In 2011, Nevada became the first state to authorize the operation and testing of autonomous vehicles on its roadways. The law provides that the autonomous vehicle must be registered, insured and have a certificate of compliance issued by the state Department of Motor Vehicles. The operator must have a driver’s license with a special endorsement, and the testing company must have a special license to test the technology with certain geographic limitations. In Nevada, an autonomous vehicle is defined as a “vehicle that uses artificial intelligence, sensors and global positioning system coordinates to drive itself without the active intervention of a human operator.” This definition is more in line with NHTSA’s level 3 or 4 categories.
California and Florida followed Nevada’s lead in 2012. California law authorizes the operation of autonomous vehicles on public roads, but requires the driver, in addition to being licensed, to be seated in the driver’s seat during operation and to be capable of taking over immediate manual control in the case of a technology failure.
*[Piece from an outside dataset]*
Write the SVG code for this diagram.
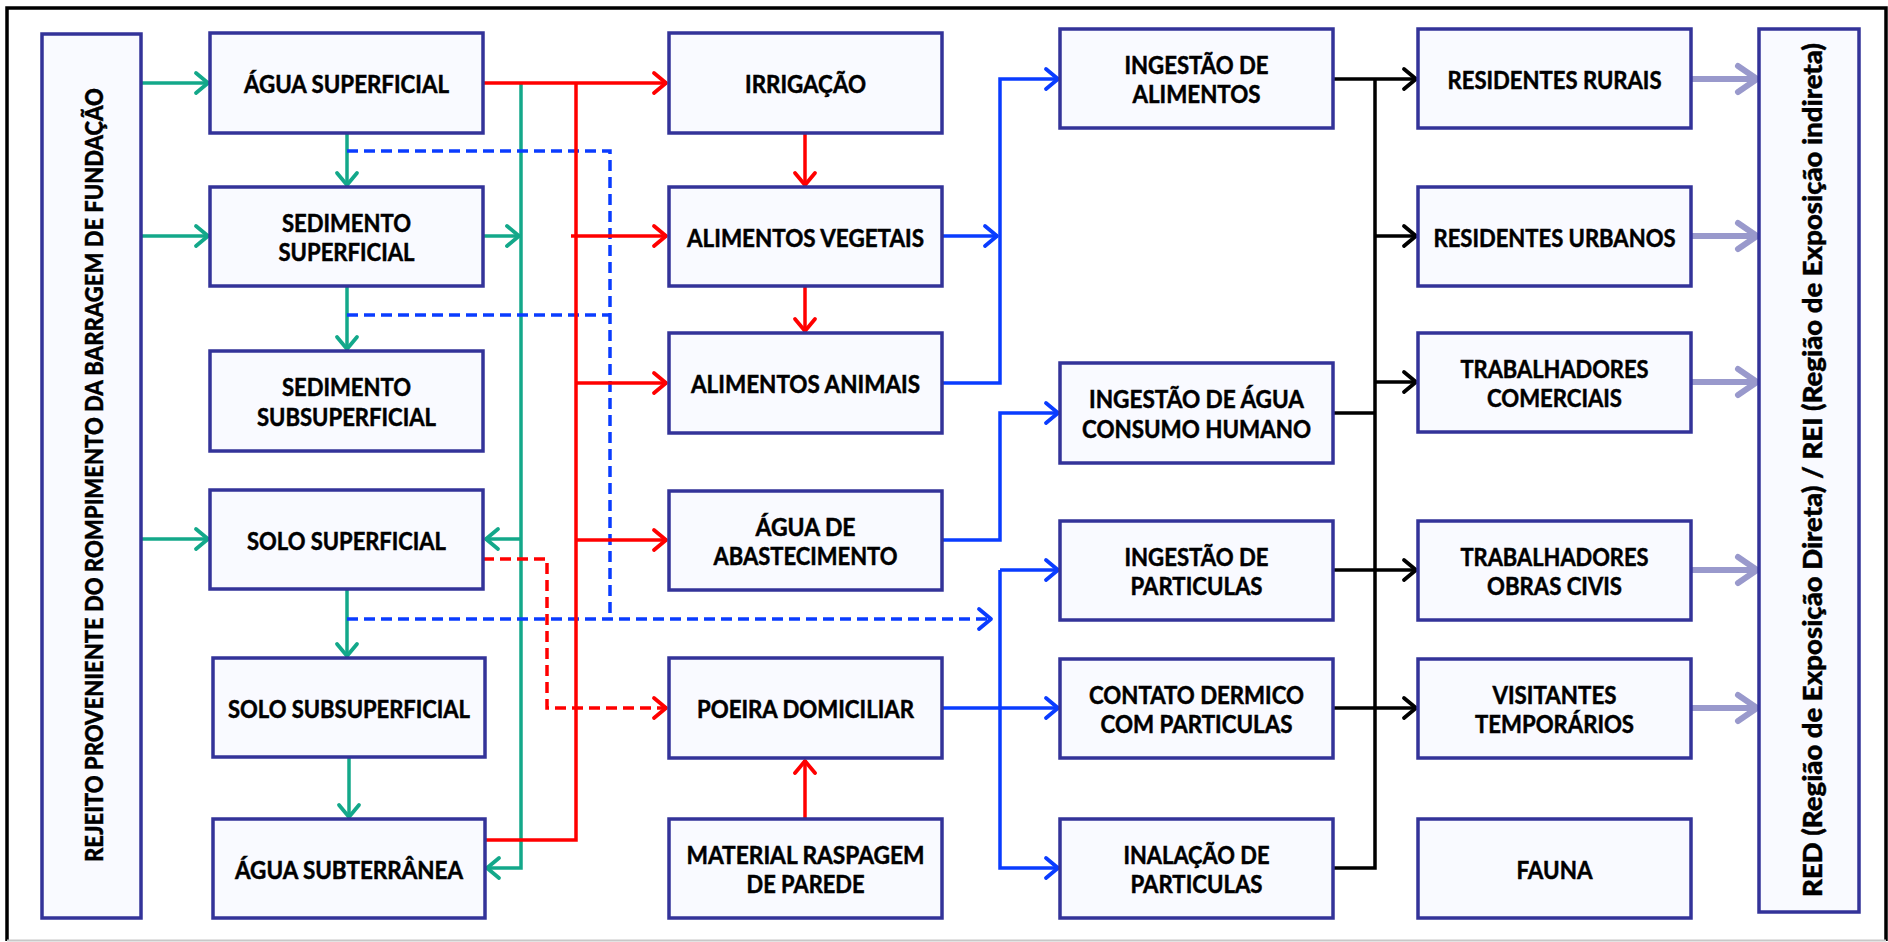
<svg xmlns="http://www.w3.org/2000/svg" width="1888" height="942" viewBox="0 0 1888 942">
<style>
.bx{fill:#f9faff;stroke:#333399;stroke-width:3.5}
.t{font-family:Lato,"Liberation Sans",sans-serif;font-weight:bold;font-size:24px;text-anchor:middle;fill:#000;stroke:#000;stroke-width:0.5}
.v{font-family:Lato,"Liberation Sans",sans-serif;font-weight:900;text-anchor:middle;fill:#000;stroke:#000;stroke-width:0.4}
.g{fill:none;stroke:#13a88a;stroke-width:3.5}
.r{fill:none;stroke:#ff0000;stroke-width:3.5}
.b{fill:none;stroke:#0a3cff;stroke-width:3.5}
.bd{fill:none;stroke:#0a3cff;stroke-width:3.5;stroke-dasharray:11 6}
.rd{fill:none;stroke:#ff0000;stroke-width:3.5;stroke-dasharray:11 6}
.k{fill:none;stroke:#000;stroke-width:3.5}
.l{fill:none;stroke:#9999cc;stroke-width:6}
</style>
<defs>
<marker id="ag" markerUnits="userSpaceOnUse" markerWidth="30" markerHeight="30" viewBox="-15 -15 30 30" refX="0" refY="0" orient="auto" overflow="visible"><path d="M-13,-10 L-1,0 L-13,10" fill="none" stroke="#13a88a" stroke-width="3.8" stroke-linecap="round" stroke-linejoin="round"/></marker>
<marker id="ar" markerUnits="userSpaceOnUse" markerWidth="30" markerHeight="30" viewBox="-15 -15 30 30" refX="0" refY="0" orient="auto" overflow="visible"><path d="M-13,-10 L-1,0 L-13,10" fill="none" stroke="#ff0000" stroke-width="3.8" stroke-linecap="round" stroke-linejoin="round"/></marker>
<marker id="ab" markerUnits="userSpaceOnUse" markerWidth="30" markerHeight="30" viewBox="-15 -15 30 30" refX="0" refY="0" orient="auto" overflow="visible"><path d="M-13,-10 L-1,0 L-13,10" fill="none" stroke="#0a3cff" stroke-width="3.8" stroke-linecap="round" stroke-linejoin="round"/></marker>
<marker id="ak" markerUnits="userSpaceOnUse" markerWidth="30" markerHeight="30" viewBox="-15 -15 30 30" refX="0" refY="0" orient="auto" overflow="visible"><path d="M-13,-10 L-1,0 L-13,10" fill="none" stroke="#000" stroke-width="3.8" stroke-linecap="round" stroke-linejoin="round"/></marker>
<marker id="al" markerUnits="userSpaceOnUse" markerWidth="40" markerHeight="40" viewBox="-20 -20 40 40" refX="0" refY="0" orient="auto" overflow="visible"><path d="M-20,-13 L-1,0 L-20,13" fill="none" stroke="#9999cc" stroke-width="6" stroke-linecap="round" stroke-linejoin="round"/></marker>
</defs>
<rect x="0" y="0" width="1888" height="942" fill="#fff"/>
<g id="frame">
<path d="M7,941 V8 H1886 V941" fill="none" stroke="#000" stroke-width="3.5"/>
<path d="M7,940.5 H1886" fill="none" stroke="#c8c8c8" stroke-width="2"/>
</g>
<g id="connectors">
<path class="g" d="M141,83 H209" marker-end="url(#ag)"/>
<path class="g" d="M141,236 H209" marker-end="url(#ag)"/>
<path class="g" d="M141,539 H209" marker-end="url(#ag)"/>
<path class="g" d="M347,133 V186" marker-end="url(#ag)"/>
<path class="g" d="M347,286 V350" marker-end="url(#ag)"/>
<path class="g" d="M347,589 V657" marker-end="url(#ag)"/>
<path class="g" d="M349,757 V818" marker-end="url(#ag)"/>
<path class="g" d="M483,236 H520" marker-end="url(#ag)"/>
<path class="g" d="M521,84 V868 H486" marker-end="url(#ag)"/>
<path class="g" d="M521,539 H485" marker-end="url(#ag)"/>
<path class="bd" d="M347,151 H610 V619"/>
<path class="bd" d="M347,315 H610"/>
<path class="bd" d="M347,619 H992" marker-end="url(#ab)"/>
<path class="r" d="M483,83 H667" marker-end="url(#ar)"/>
<path class="r" d="M576,83 V840 H485"/>
<path class="r" d="M571,236 H667" marker-end="url(#ar)"/>
<path class="r" d="M576,383 H667" marker-end="url(#ar)"/>
<path class="r" d="M576,540 H667" marker-end="url(#ar)"/>
<path class="r" d="M805,133 V186" marker-end="url(#ar)"/>
<path class="r" d="M805,286 V332" marker-end="url(#ar)"/>
<path class="r" d="M805,819 V760" marker-end="url(#ar)"/>
<path class="rd" d="M483,559 H547 V708 H667" marker-end="url(#ar)"/>
<path class="b" d="M942,236 H998" marker-end="url(#ab)"/>
<path class="b" d="M942,383 H1000 V79 H1059" marker-end="url(#ab)"/>
<path class="b" d="M942,540 H1000 V413 H1059" marker-end="url(#ab)"/>
<path class="b" d="M1000,570 H1059" marker-end="url(#ab)"/>
<path class="b" d="M1000,570 V868 H1059" marker-end="url(#ab)"/>
<path class="b" d="M942,708 H1059" marker-end="url(#ab)"/>
<path class="k" d="M1333,79 H1417" marker-end="url(#ak)"/>
<path class="k" d="M1375,79 V868 H1333"/>
<path class="k" d="M1375,236 H1417" marker-end="url(#ak)"/>
<path class="k" d="M1375,382 H1417" marker-end="url(#ak)"/>
<path class="k" d="M1333,413 H1375"/>
<path class="k" d="M1333,570 H1417" marker-end="url(#ak)"/>
<path class="k" d="M1333,708 H1417" marker-end="url(#ak)"/>
<path class="l" d="M1691,79 H1758" marker-end="url(#al)"/>
<path class="l" d="M1691,236 H1758" marker-end="url(#al)"/>
<path class="l" d="M1691,382 H1758" marker-end="url(#al)"/>
<path class="l" d="M1691,570 H1758" marker-end="url(#al)"/>
<path class="l" d="M1691,708 H1758" marker-end="url(#al)"/>
</g>
<g id="rejeito"><rect class="bx" x="42" y="34" width="99" height="884"/>
<text class="v" font-size="24" textLength="774" lengthAdjust="spacingAndGlyphs" transform="translate(102.5,475) rotate(-90)">REJEITO PROVENIENTE DO ROMPIMENTO DA BARRAGEM DE FUNDAÇÃO</text></g>
<g id="agua-superficial"><rect class="bx" x="210" y="33" width="273" height="100"/><text class="t" x="346.5" y="93" textLength="205" lengthAdjust="spacingAndGlyphs">ÁGUA SUPERFICIAL</text></g>
<g id="sedimento-superficial"><rect class="bx" x="210" y="187" width="273" height="99"/><text class="t" x="346.5" y="231.5" textLength="129" lengthAdjust="spacingAndGlyphs">SEDIMENTO</text><text class="t" x="346.5" y="261" textLength="136" lengthAdjust="spacingAndGlyphs">SUPERFICIAL</text></g>
<g id="sedimento-subsuperficial"><rect class="bx" x="210" y="351" width="273" height="100"/><text class="t" x="346.5" y="396" textLength="129" lengthAdjust="spacingAndGlyphs">SEDIMENTO</text><text class="t" x="346.5" y="425.5" textLength="179" lengthAdjust="spacingAndGlyphs">SUBSUPERFICIAL</text></g>
<g id="solo-superficial"><rect class="bx" x="210" y="490" width="273" height="99"/><text class="t" x="346.5" y="549.5" textLength="199" lengthAdjust="spacingAndGlyphs">SOLO SUPERFICIAL</text></g>
<g id="solo-subsuperficial"><rect class="bx" x="213" y="658" width="272" height="99"/><text class="t" x="349" y="717.5" textLength="242" lengthAdjust="spacingAndGlyphs">SOLO SUBSUPERFICIAL</text></g>
<g id="agua-subterranea"><rect class="bx" x="213" y="819" width="272" height="99"/><text class="t" x="349" y="878.5" textLength="228" lengthAdjust="spacingAndGlyphs">ÁGUA SUBTERRÂNEA</text></g>
<g id="irrigacao"><rect class="bx" x="669" y="33" width="273" height="100"/><text class="t" x="805.5" y="93" textLength="121" lengthAdjust="spacingAndGlyphs">IRRIGAÇÃO</text></g>
<g id="alimentos-vegetais"><rect class="bx" x="669" y="187" width="273" height="99"/><text class="t" x="805.5" y="246.5" textLength="237" lengthAdjust="spacingAndGlyphs">ALIMENTOS VEGETAIS</text></g>
<g id="alimentos-animais"><rect class="bx" x="669" y="333" width="273" height="100"/><text class="t" x="805.5" y="393" textLength="229" lengthAdjust="spacingAndGlyphs">ALIMENTOS ANIMAIS</text></g>
<g id="agua-abastecimento"><rect class="bx" x="669" y="491" width="273" height="99"/><text class="t" x="805.5" y="535.5" textLength="100" lengthAdjust="spacingAndGlyphs">ÁGUA DE</text><text class="t" x="805.5" y="565" textLength="184" lengthAdjust="spacingAndGlyphs">ABASTECIMENTO</text></g>
<g id="poeira-domiciliar"><rect class="bx" x="669" y="658" width="273" height="100"/><text class="t" x="805.5" y="718" textLength="217" lengthAdjust="spacingAndGlyphs">POEIRA DOMICILIAR</text></g>
<g id="material-raspagem"><rect class="bx" x="669" y="819" width="273" height="99"/><text class="t" x="805.5" y="863.5" textLength="238" lengthAdjust="spacingAndGlyphs">MATERIAL RASPAGEM</text><text class="t" x="805.5" y="893" textLength="118" lengthAdjust="spacingAndGlyphs">DE PAREDE</text></g>
<g id="ingestao-alimentos"><rect class="bx" x="1060" y="29" width="273" height="99"/><text class="t" x="1196.5" y="73.5" textLength="144" lengthAdjust="spacingAndGlyphs">INGESTÃO DE</text><text class="t" x="1196.5" y="103" textLength="128" lengthAdjust="spacingAndGlyphs">ALIMENTOS</text></g>
<g id="ingestao-agua"><rect class="bx" x="1060" y="363" width="273" height="100"/><text class="t" x="1196.5" y="408" textLength="215" lengthAdjust="spacingAndGlyphs">INGESTÃO DE ÁGUA</text><text class="t" x="1196.5" y="437.5" textLength="229" lengthAdjust="spacingAndGlyphs">CONSUMO HUMANO</text></g>
<g id="ingestao-particulas"><rect class="bx" x="1060" y="521" width="273" height="99"/><text class="t" x="1196.5" y="565.5" textLength="144" lengthAdjust="spacingAndGlyphs">INGESTÃO DE</text><text class="t" x="1196.5" y="595" textLength="132" lengthAdjust="spacingAndGlyphs">PARTICULAS</text></g>
<g id="contato-dermico"><rect class="bx" x="1060" y="659" width="273" height="99"/><text class="t" x="1196.5" y="703.5" textLength="215" lengthAdjust="spacingAndGlyphs">CONTATO DERMICO</text><text class="t" x="1196.5" y="733" textLength="192" lengthAdjust="spacingAndGlyphs">COM PARTICULAS</text></g>
<g id="inalacao"><rect class="bx" x="1060" y="819" width="273" height="99"/><text class="t" x="1196.5" y="863.5" textLength="146" lengthAdjust="spacingAndGlyphs">INALAÇÃO DE</text><text class="t" x="1196.5" y="893" textLength="132" lengthAdjust="spacingAndGlyphs">PARTICULAS</text></g>
<g id="residentes-rurais"><rect class="bx" x="1418" y="29" width="273" height="99"/><text class="t" x="1554.5" y="88.5" textLength="214" lengthAdjust="spacingAndGlyphs">RESIDENTES RURAIS</text></g>
<g id="residentes-urbanos"><rect class="bx" x="1418" y="187" width="273" height="99"/><text class="t" x="1554.5" y="246.5" textLength="242" lengthAdjust="spacingAndGlyphs">RESIDENTES URBANOS</text></g>
<g id="trabalhadores-comerciais"><rect class="bx" x="1418" y="333" width="273" height="99"/><text class="t" x="1554.5" y="377.5" textLength="188" lengthAdjust="spacingAndGlyphs">TRABALHADORES</text><text class="t" x="1554.5" y="407" textLength="135" lengthAdjust="spacingAndGlyphs">COMERCIAIS</text></g>
<g id="trabalhadores-obras"><rect class="bx" x="1418" y="521" width="273" height="99"/><text class="t" x="1554.5" y="565.5" textLength="188" lengthAdjust="spacingAndGlyphs">TRABALHADORES</text><text class="t" x="1554.5" y="595" textLength="135" lengthAdjust="spacingAndGlyphs">OBRAS CIVIS</text></g>
<g id="visitantes"><rect class="bx" x="1418" y="659" width="273" height="99"/><text class="t" x="1554.5" y="703.5" textLength="124" lengthAdjust="spacingAndGlyphs">VISITANTES</text><text class="t" x="1554.5" y="733" textLength="159" lengthAdjust="spacingAndGlyphs">TEMPORÁRIOS</text></g>
<g id="fauna"><rect class="bx" x="1418" y="819" width="273" height="99"/><text class="t" x="1554.5" y="878.5" textLength="76" lengthAdjust="spacingAndGlyphs">FAUNA</text></g>
<g id="red-rei"><rect class="bx" x="1759" y="29" width="100" height="883"/>
<text class="v" font-size="26" textLength="854" lengthAdjust="spacingAndGlyphs" transform="translate(1822,470) rotate(-90)">RED (Região de Exposição Direta) / REI (Região de Exposição indireta)</text></g>
</svg>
Florida’s law allowing autonomous vehicle operation and testing on public roads states that a person will be deemed the operator “when the person causes the vehicle’s autonomous technology to engage, regardless of whether the person is physically present in the vehicle while the vehicle is operating in autonomous mode.”
In December 2013, Michigan became the fourth state to pass autonomous vehicle legislation, and it is the only state that expressly permits testing of automated vehicles by certain parties under certain conditions, but prohibits general operation of these vehicles. In addition to Michigan, 10 other states—including Arizona, Hawaii, Massachusetts, New Jersey, New York, Oregon, South Carolina, Texas, Washington and Wisconsin—considered, but did not pass, legislation related to autonomous vehicles in 2013. Many of these bills are pending carryover to 2014.